Трудно определить использование материалов Эфора на протяжении всей диодоровой работы, но можно рассмотреть те немногие места, где его работа цитируется однозначно.
В четырех отдельных случаях при обсуждении карфагенских кампаний на греческой Сицилии Диодор представляет данные о размерах армий как из Эфора, так и из Тимея в качестве возможных альтернатив (FF 201-204). К сожалению, из этих фрагментов можно получить немного информации. Как правило Диодор принимает цифры только одного историка для каких–либо конкретных обстоятельств. В другом случае он приводит краткое изложение рассказа Эфора об убийстве Ясона из Фер, хотя он противоречит большинству точек зрения неназванных историков (F 214). Викершэм утверждает, что этот фрагмент указывает на то, что Диодор дополнял Эфора другими текстами. Но гораздо вероятнее, что он либо ссылался на другие источники, упомянутые Эфором, либо просто напоминал о существовании других сообщений без непосредственного их использования. Это также объясняет F 70, где Диодор кратко заявляет, что он считает, что Фарнабаз убил Алкивиада, чтобы удовлетворить спартанцев, но тем не менее приводит пространное изложение версии Эфора. Однако, когда он не согласен с Эфором, Диодор совершенно явно выражает свои настроения. Что касается методологии, то он не согласен с решением кимейского историка об изъятии мифологических материалов из хода своего повествования (T 8), Диодор явно противоречит фрагментам еще в двух случаях. Сначала он отрицает утверждение Эфора о том, что варвары существовали раньше греков (F 109 = 1.9.5). При обсуждении наводнения Нила Диодор объясняет, что Эфор полагал, что ежегодные осадки происходят из–за выброса подземных вод в течение лета (F 65e = 1.37.4) и отвергает объяснение Эфора о подъеме реки.

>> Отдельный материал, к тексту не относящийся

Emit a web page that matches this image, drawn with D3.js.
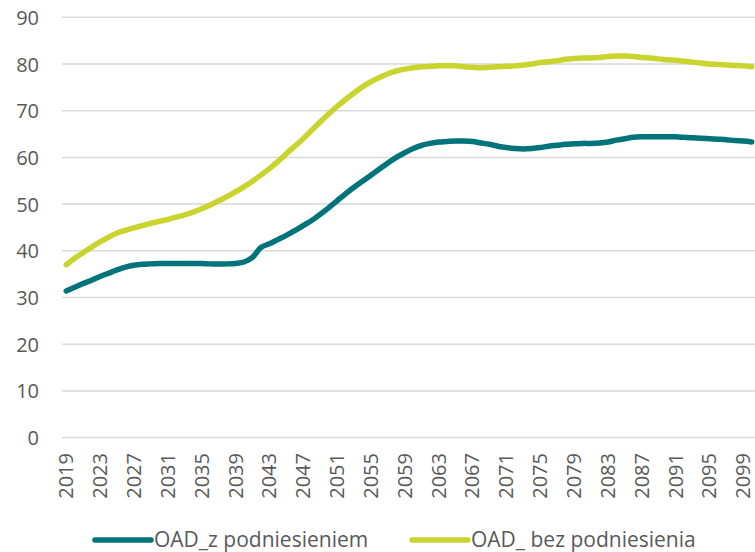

Его рассказ, как представляется, описывается без искажений, несмотря на откровенную критику Диодора. Разумно сделать вывод, что в тех случаях, когда он придирается к Эфору, Диодор прямо заявляет о своих возражениях и одновременно приводит верный пересказ из «Историй». Помимо его рассказа о наводнениях Нила, мы также располагаем достаточным материалом для проверки эфорова отрывка Библиотеки, где автор рассказывает о том, как Эврибат предал Креза и ушел к персам (F 58d = 9.32). Из–за этого проступка, пишет Диодор, имя Эврибата стало синонимом предателей. Гарпократион рисует ту же картину с подробностями, что имя Эврибата превратилось в повод для измены (F 58a). Похоже, что историческое сообщение и лингвистический комментарий появились у Эфора. Поэтому в тех немногих местах, где мы можем проверить надежность Диодора, он точно сохраняет содержание Эфора, даже когда критикует его писанину.

Диодор и его тексты

Эти случаи, тем не менее, предоставляют относительно небольшую информацию по сравнению с существующим содержанием Библиотеки. Хотя они полезны сами по себе, они вносят довольно незначительный объем данных, из которых мы можем делать лишь ограниченные наблюдения. Однако наше знание работы Эфора не должно ограничиваться только фрагментами. Диодор, несомненно, принял большую часть своего повествования из «Историй» и просто не упомянул о своем источнике. Если бы можно было определить, какие сегменты текста были воспроизведены из его работы, диапазон и ценность наших свидетельств значительно увеличатся.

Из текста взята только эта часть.